Electric current is safely introduced into the tubing by a patented E-sub that electrically isolates the wellhead and landing joint from the rest of the production tubing. The electric current flows along the tubing to the bottom of the zone of interest. At this point, a contactor in the tubing string makes a solid electrical contact with the casing, completing the circuit. In the SCDU well, the contactor was installed at 2,000 ft. Three insulators, installed on each tubing joint between the E-sub and contactor, prevented inadvertent contact between the tubing and casing.

TUBING/CASING ANNULUS

Because the tubing/casing annulus must be free of materials that can conduct electricity, including fluids such as salt water, inhibited lease crude was circulated to occupy the well's annular space.

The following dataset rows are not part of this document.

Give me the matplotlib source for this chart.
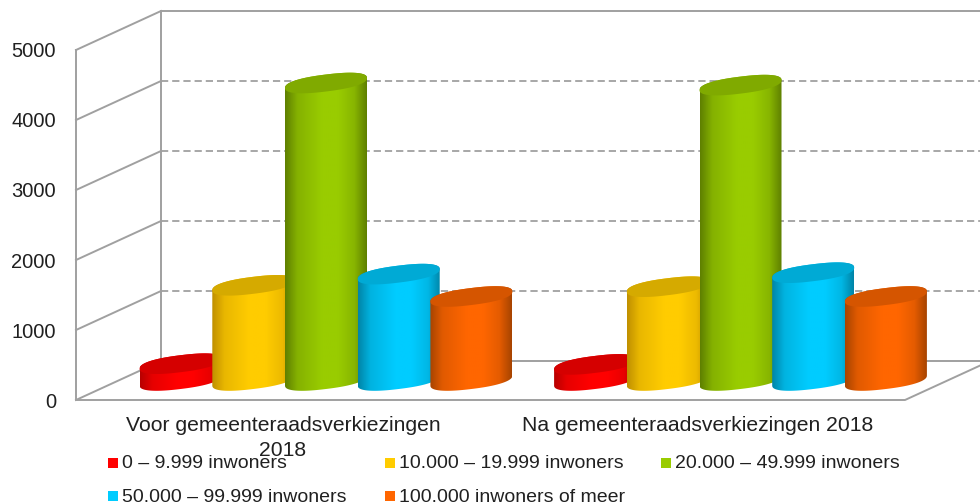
import numpy as np
from matplotlib import pyplot as plt
from matplotlib.colors import LinearSegmentedColormap, to_rgb
from matplotlib.path import Path
from matplotlib.patches import PathPatch, Rectangle

plt.rcParams['font.family'] = ['Liberation Sans', 'DejaVu Sans']

categories = ["Voor gemeenteraadsverkiezingen\n2018", "Na gemeenteraadsverkiezingen 2018"]
series_names = ["0 – 9.999 inwoners", "10.000 – 19.999 inwoners", "20.000 – 49.999 inwoners",
                "50.000 – 99.999 inwoners", "100.000 inwoners of meer"]
voor = [240, 1360, 4250, 1520, 1200]
na = [230, 1340, 4220, 1540, 1200]
y_ticks = [0, 1000, 2000, 3000, 4000, 5000]

# bright, shaded side, top face
colors = ["#FF0000", "#FFCC00", "#99CC00", "#00CCFF", "#FF6600"]
side_colors = ["#B80000", "#C09000", "#5F8000", "#0085A8", "#A84400"]
top_colors = ["#D50000", "#D5AA00", "#80AA00", "#00AAD5", "#D55500"]

W, H = 980, 504
GROUP_PX = 414.5  # px between the two groups
VALUE_PX = 0.07  # px per unit on y
X0_PX, Y0_PX = 326, 400  # where group 0 / value 0 on the front plane sit

DEPTH_X = 85 / GROUP_PX
DEPTH_Y = 39 / VALUE_PX
LEFT = (76 - X0_PX) / GROUP_PX
RIGHT = (905 - X0_PX) / GROUP_PX
STEP = 72.7 / GROUP_PX
HALF_W = 41 / GROUP_PX
TILT = 5 / VALUE_PX
MINOR = 8.5 / VALUE_PX
GRID = "#A0A0A0"


def rim(cx, cy, t):
    # squarish tilted ellipse, that's how the cylinder ends look in the picture
    c, s = np.cos(t), np.sin(t)
    c2 = np.sign(c) * np.abs(c) ** 0.85
    s2 = np.sign(s) * np.abs(s) ** 0.85
    return cx + HALF_W * c2, cy + TILT * c2 + MINOR * s2


def mix(a, b, f):
    return tuple((1 - f) * p + f * q for p, q in zip(to_rgb(a), to_rgb(b)))


def cylinder(ax, cx, value, idx, z):
    y0 = DEPTH_Y / 2
    top = y0 + value
    xb, yb = rim(cx, y0, np.linspace(np.pi, 2 * np.pi, 60))
    xt, yt = rim(cx, top, np.linspace(0, np.pi, 60))
    pts = np.column_stack([np.r_[xb, xt], np.r_[yb, yt]])
    patch = PathPatch(Path(np.vstack([pts, pts[0]]), closed=True), fc="none", ec="none",
                      transform=ax.transData)
    ax.add_patch(patch)
    cmap = LinearSegmentedColormap.from_list(
        "c", [(0, side_colors[idx]), (0.15, mix(side_colors[idx], colors[idx], 0.65)),
              (0.45, colors[idx]), (0.65, colors[idx]),
              (0.85, mix(side_colors[idx], colors[idx], 0.7)), (1, side_colors[idx])])
    im = ax.imshow(np.linspace(0, 1, 128)[None, :], cmap=cmap, aspect="auto", zorder=z,
                   extent=[cx - HALF_W, cx + HALF_W, y0 - DEPTH_Y, top + DEPTH_Y],
                   interpolation="bilinear")
    im.set_clip_path(patch)
    xe, ye = rim(cx, top, np.linspace(0, 2 * np.pi, 120))
    ax.fill(xe, ye, color=top_colors[idx], lw=0, zorder=z + 0.5)


fig = plt.figure(figsize=(W / 100, H / 100), dpi=100)
ax = fig.add_axes([0, 0, 1, 1])
ax.axis("off")

# walls and floor
for v in y_ticks:
    ax.plot([LEFT, LEFT + DEPTH_X], [v, v + DEPTH_Y], color=GRID, lw=1.4, zorder=1)
    ax.text(LEFT - 20 / GROUP_PX, v - 2 / VALUE_PX, str(v), ha="right", va="center", fontsize=14.5,
            color="#202020")
    if 0 < v < 5000:
        ax.plot([LEFT + DEPTH_X, RIGHT + DEPTH_X], [v + DEPTH_Y] * 2, color=GRID, lw=1.3,
                dashes=(4, 2.2), zorder=1)
ax.plot([LEFT, LEFT], [0, 5000], color=GRID, lw=1.4, zorder=1)
ax.plot([LEFT + DEPTH_X] * 2, [DEPTH_Y, 5000 + DEPTH_Y], color=GRID, lw=1.4, zorder=1)
ax.plot([LEFT + DEPTH_X, RIGHT + DEPTH_X], [5000 + DEPTH_Y] * 2, color=GRID, lw=1.4, zorder=1)
ax.plot([LEFT + DEPTH_X, RIGHT + DEPTH_X], [DEPTH_Y] * 2, color=GRID, lw=1.4, zorder=1)
ax.plot([LEFT, RIGHT, RIGHT + DEPTH_X], [0, 0, DEPTH_Y], color=GRID, lw=1.4, zorder=1)

z = 2
for g, vals in enumerate([voor, na]):
    for i, v in enumerate(vals):
        cylinder(ax, g + (i - 2) * STEP, v, i, z)
        z += 1

ax.set_xlim(-X0_PX / GROUP_PX, (W - X0_PX) / GROUP_PX)
ax.set_ylim((Y0_PX - H) / VALUE_PX, Y0_PX / VALUE_PX)

# category labels
label_y = -(416 - Y0_PX) / VALUE_PX
ax.text(-43 / GROUP_PX, label_y, categories[0], ha="center", va="top", fontsize=15.2, linespacing=1.4,
        color="#202020", zorder=30)
ax.text((698 - X0_PX) / GROUP_PX, label_y, categories[1], ha="center", va="top",
        fontsize=15.2, color="#202020", zorder=30)

# legend, placed by hand in picture pixels
legend_pos = [(122, 464), (399, 464), (675, 464), (122, 497), (399, 497)]
for i, name in enumerate(series_names):
    lx, ly = legend_pos[i]
    x = (lx - X0_PX) / GROUP_PX
    y = (Y0_PX - ly) / VALUE_PX
    ax.add_patch(Rectangle((x - 14 / GROUP_PX, y - 3.5 / VALUE_PX), 9.5 / GROUP_PX, 9.5 / VALUE_PX,
                           fc=colors[i], ec="none", zorder=30))
    ax.text(x, y, name, ha="left", va="center", fontsize=14, color="#202020", zorder=31)

fig.savefig("out.png", dpi=100)
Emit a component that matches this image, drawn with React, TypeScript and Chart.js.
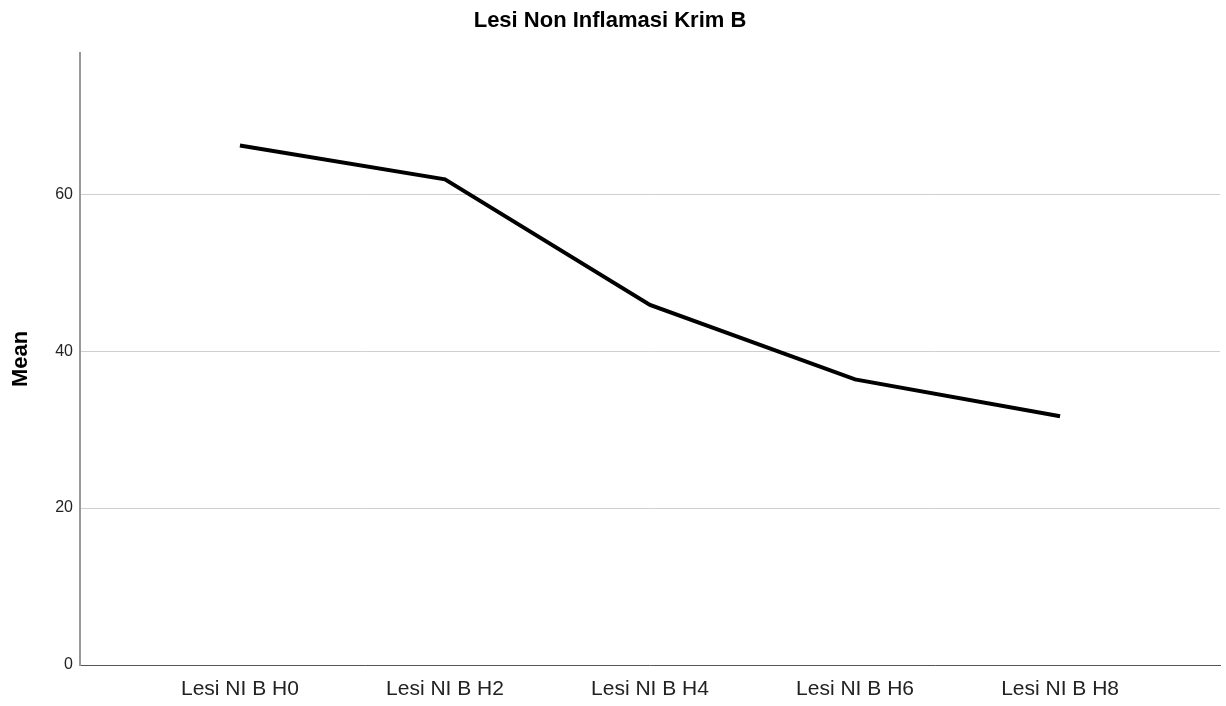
import React, { useEffect, useRef } from "react";
import { Chart, registerables } from "chart.js";

Chart.register(...registerables);

const categories: string[] = ["Lesi NI B H0", "Lesi NI B H2", "Lesi NI B H4", "Lesi NI B H6", "Lesi NI B H8"];
const meanValues: number[] = [66.2, 61.9, 45.9, 36.4, 31.7];
const yTickValues: number[] = [0, 20, 40, 60];

const FONT = "'Liberation Sans', Arial, sans-serif";

export default function App() {
  const ref = useRef<HTMLCanvasElement | null>(null);

  useEffect(() => {
    const canvas = ref.current;
    if (!canvas) return;
    const chart = new Chart(canvas, {
      type: "line",
      data: {
        datasets: [
          {
            label: "Mean",
            data: meanValues.map((v, i) => ({ x: i, y: v })),
            borderColor: "#000000",
            borderWidth: 4,
            pointRadius: 0,
            fill: false,
            tension: 0,
          },
        ],
      },
      options: {
        animation: false,
        responsive: false,
        layout: { padding: { left: 0, right: 6, top: 0, bottom: 0 } },
        plugins: {
          legend: { display: false },
          tooltip: { enabled: false },
          title: {
            display: true,
            text: "Lesi Non Inflamasi Krim B",
            color: "#000000",
            font: { family: FONT, size: 22, weight: "bold", lineHeight: 1.2 },
            padding: { top: 8, bottom: 18.6 },
          },
        },
        scales: {
          x: {
            type: "linear",
            min: -0.78,
            max: 4.78,
            afterBuildTicks: (scale: any) => {
              scale.ticks = categories.map((_, i) => ({ value: i }));
            },
            afterFit: (scale: any) => {
              scale.height = 41;
            },
            grid: { display: false, drawTicks: false },
            border: { display: true, color: "#555555", width: 1 },
            ticks: {
              padding: 12,
              color: "#222222",
              font: { family: FONT, size: 21 },
              maxRotation: 0,
              autoSkip: false,
              callback: (v: any) => categories[Number(v)] ?? "",
            },
          },
          y: {
            type: "linear",
            min: 0,
            max: 78,
            afterBuildTicks: (scale: any) => {
              scale.ticks = yTickValues.map((v) => ({ value: v }));
            },
            afterFit: (scale: any) => {
              scale.width = 80;
            },
            grid: {
              drawTicks: false,
              color: (ctx: any) => (ctx.tick && ctx.tick.value > 0 ? "#cfcfcf" : "rgba(0,0,0,0)"),
              lineWidth: 1,
            },
            border: { display: true, color: "#999999", width: 2 },
            ticks: {
              padding: 7,
              color: "#222222",
              font: { family: FONT, size: 16 },
              callback: (v: any) => String(v),
            },
            title: {
              display: true,
              text: "Mean",
              color: "#000000",
              font: { family: FONT, size: 22, weight: "bold" },
              padding: { top: 8, bottom: 0 },
            },
          },
        },
      },
    });
    return () => chart.destroy();
  }, []);

  return (
    <div style={{ position: "fixed", left: 0, top: 0, width: 1226, height: 706, background: "#ffffff" }}>
      <canvas ref={ref} width={1226} height={706} style={{ display: "block" }} />
    </div>
  );
}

Upon start-up, an electrical short occurred at about 270 ft from the surface. It appeared that a tubing leak may have caused the short. After replacing the failed tubing, a second short occurred in a new location. Both shorts were above and next to an electrical insulator. Examination showed that paraffin with iron sulfide (FeS) inclusions had built up on top of the electrical insulators.

The production string was pulled and the casing cleaned of paraffin and FeS. After reinstallation of the production string, diesel was circulated in the annulus. Since then, the system has operated for 8 months without mechanical problems or impairment. A similar unit operated in a North Crossett (Devonian) Unit well for 3 1/2 years without a mechanical problem.

POWER CONDITIONING

The electrical connection from the control panel to the E-sub is through a pressure-isolating, feed-through assembly in the wellhead side outlet that provides access to the tubing-casing annulus. The E-sub cable runs about 30 ft from the feed-through assembly to the top of the E-sub.

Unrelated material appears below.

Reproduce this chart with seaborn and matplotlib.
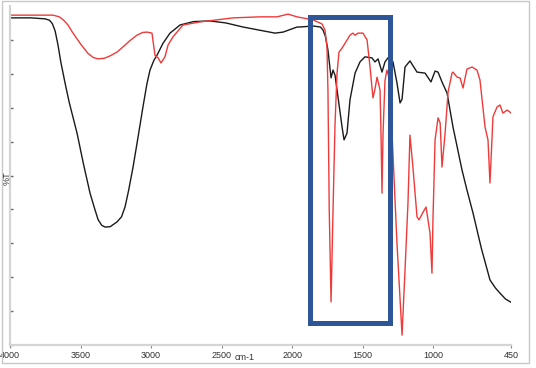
import numpy as np
import pandas as pd
import matplotlib
matplotlib.use("Agg")
import matplotlib.pyplot as plt
from matplotlib.patches import Rectangle
import seaborn as sns

# black spectrum (wavenumber, %T)
black_wn = [4000, 3850, 3750, 3720, 3700, 3680, 3660, 3640, 3610, 3580, 3525, 3480,
            3433, 3400, 3376, 3350, 3327, 3290, 3242, 3210, 3185, 3160, 3128, 3090,
            3058, 3030, 3008, 2980, 2958, 2916, 2866, 2795, 2700, 2583, 2470, 2349,
            2122, 2065, 1966, 1945, 1853, 1800, 1782, 1765, 1747, 1725, 1711, 1697,
            1676, 1647, 1633, 1612, 1591, 1555, 1520, 1485, 1435, 1414, 1392, 1364,
            1343, 1322, 1286, 1258, 1236, 1222, 1201, 1166, 1116, 1059, 1017, 988,
            967, 939, 903, 861, 797, 762, 719, 660, 599, 560, 528, 490, 450]
black_t = [96.5, 96.5, 96.2, 95.8, 94.8, 92.6, 88.5, 83.5, 77.3, 71.5, 62.5, 53.5,
           44.8, 40.2, 37.0, 35.3, 34.8, 34.9, 36.3, 37.8, 40.7, 45.5, 52.5, 62.0,
           70.2, 77.0, 81.1, 84.0, 85.5, 89.0, 92.0, 94.4, 95.4, 95.6, 95.0, 93.8,
           92.0, 92.3, 93.8, 93.8, 94.1, 93.8, 92.9, 91.0, 87.0, 78.8, 81.1, 79.6,
           73.2, 64.3, 60.5, 62.5, 72.3, 80.2, 83.5, 85.0, 84.7, 83.5, 84.4, 80.5,
           83.5, 84.7, 83.5, 77.3, 71.4, 72.5, 82.0, 83.8, 80.5, 80.2, 77.6, 80.8,
           80.5, 77.6, 74.3, 64.3, 51.6, 45.7, 38.9, 28.5, 19.2, 16.8, 15.3, 13.6, 12.6]

# red spectrum (wavenumber, %T)
red_wn = [4000, 3695, 3650, 3620, 3589, 3560, 3500, 3447, 3410, 3376, 3330, 3290,
          3242, 3200, 3150, 3100, 3060, 3029, 2994, 2973, 2951, 2930, 2902, 2880,
          2845, 2774, 2654, 2420, 2229, 2108, 2030, 1966, 1853, 1789, 1768, 1754,
          1747, 1738, 1725, 1711, 1697, 1683, 1669, 1647, 1626, 1591, 1570, 1555,
          1534, 1499, 1470, 1449, 1428, 1414, 1399, 1378, 1371, 1364, 1357, 1343,
          1329, 1315, 1293, 1258, 1222, 1201, 1180, 1166, 1145, 1116, 1102, 1073,
          1052, 1038, 1024, 1010, 1003, 988, 967, 952, 939, 917, 896, 868, 861, 832,
          811, 790, 762, 726, 691, 670, 634, 613, 599, 585, 578, 549, 528, 507, 478,
          457, 450]
red_t = [97.3, 97.3, 96.8, 95.8, 94.4, 92.4, 88.8, 86.0, 84.8, 84.4, 84.6, 85.3,
         86.4, 87.9, 89.8, 91.4, 92.2, 92.3, 92.0, 85.5, 84.7, 83.2, 85.0, 88.5,
         90.9, 94.4, 95.3, 96.5, 96.8, 96.8, 97.6, 96.8, 95.9, 94.7, 92.9, 87.9,
         75.0, 40.0, 12.7, 40.0, 65.0, 80.0, 86.4, 87.6, 89.0, 91.4, 92.0, 91.4,
         92.0, 92.0, 90.0, 82.0, 72.9, 75.5, 79.0, 75.2, 62.0, 44.8, 62.0, 78.0,
         81.1, 79.0, 62.5, 30.0, 2.9, 22.1, 41.9, 61.9, 52.5, 37.8, 36.9, 39.2,
         40.7, 36.9, 33.0, 21.2, 36.9, 60.5, 67.0, 65.5, 52.5, 62.5, 74.6, 80.2,
         80.5, 79.0, 78.8, 75.8, 81.4, 82.0, 81.1, 78.2, 64.3, 60.5, 47.8, 60.5,
         67.3, 70.2, 70.8, 68.4, 69.3, 68.7, 68.4]

xticks = [4000, 3500, 3000, 2500, 2000, 1500, 1000, 450]
box_wn = (1877, 1310)
box_t = (6.6, 96.9)

sns.set_style("white")
plt.rcParams['font.family'] = ['Liberation Sans', 'DejaVu Sans']

black = pd.DataFrame({'wn': black_wn, 't': black_t})
red = pd.DataFrame({'wn': red_wn, 't': red_t})

fig = plt.figure(figsize=(5.36, 3.68), dpi=100)
ax = fig.add_axes([10 / 536, 23 / 368, 501 / 536, 339 / 368])

sns.lineplot(data=black, x='wn', y='t', ax=ax, color='#1a1a1a', lw=1.0, sort=False)
sns.lineplot(data=red, x='wn', y='t', ax=ax, color='#f03a3a', lw=1.0, sort=False)

ax.set_xlim(4000, 450)
ax.set_ylim(0, 100)
ax.set_xticks(xticks)
ax.set_xticklabels([str(t) for t in xticks])
ax.set_yticks(np.arange(0, 100, 10))
ax.set_yticklabels([])
ax.set_xlabel('')
ax.set_ylabel('')

for s in ['top', 'right']:
    ax.spines[s].set_visible(False)
for s in ['left', 'bottom']:
    ax.spines[s].set_color('#d4d4d4')
    ax.spines[s].set_linewidth(1.6)
ax.tick_params(axis='y', length=2, width=1, color='#666666', direction='in', left=True)
ax.tick_params(axis='x', length=2, width=0.8, color='#888888', direction='out', bottom=True,
               labelsize=6.5, labelcolor='#333333', pad=2)

# highlight box
ax.add_patch(Rectangle((box_wn[1], box_t[0]), box_wn[0] - box_wn[1], box_t[1] - box_t[0],
                       fill=False, edgecolor='#2e5597', lw=3.6, zorder=5))

fig.text(245 / 536, 1 - 358 / 368, 'cm-1', ha='center', va='center', fontsize=6.5, color='#333333')
fig.text(7 / 536, 1 - 178 / 368, '%T', ha='center', va='center', rotation=90, fontsize=6.5,
         color='#333333')

# outer frame
fig.patches.append(Rectangle((2 / 536, 5 / 368), 527 / 536, 362 / 368, transform=fig.transFigure,
                             fill=False, edgecolor='#c8c8c8', lw=1))

fig.savefig('out.png', dpi=100)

Power is from a 90-kva, single-phase, 60-hz transformer that steps the available 480 v field voltage down to 22O v. The unit's operating point is 220 v and 225 amps with a power factor of about 0.8.

A total of 39.6 kw was uniformly applied over the upper 2,000 ft of the well. Exit temperatures have been maintained at roughly 45 F.

PRODUCTION DATA

The well's production (Fig. 2) showed an initial increase of 55 b/d. But after 2-4 months the production decreased, possibly because of:

  • Reduced offset C02 injection

  • Attempts to reduce electricity consumption

  • Formation of paraffin or hydrates from the contactor to 400 ft below the contactor.

We feel that reduced tubing flowing pressure has pushed the problem deeper into the well bore.

BIBLIOGRAPHY

Bosch, G., Schmitts, K.J., and Eastlund, B.J., "Evaluation of Downhole Electric Impedance Heating Systems for Paraffin Control in Oil wells," IEEE Transactions on Industry Applications, Vol. 28, No. 1, January/February 1992.

Eastlund, J., Grisham G.R. HI, Meek, D.L., Schmitt, K J., and Anderson, D.C., "New System Stops Paraffin Buildup," Petroleum Engineer International, January 1989.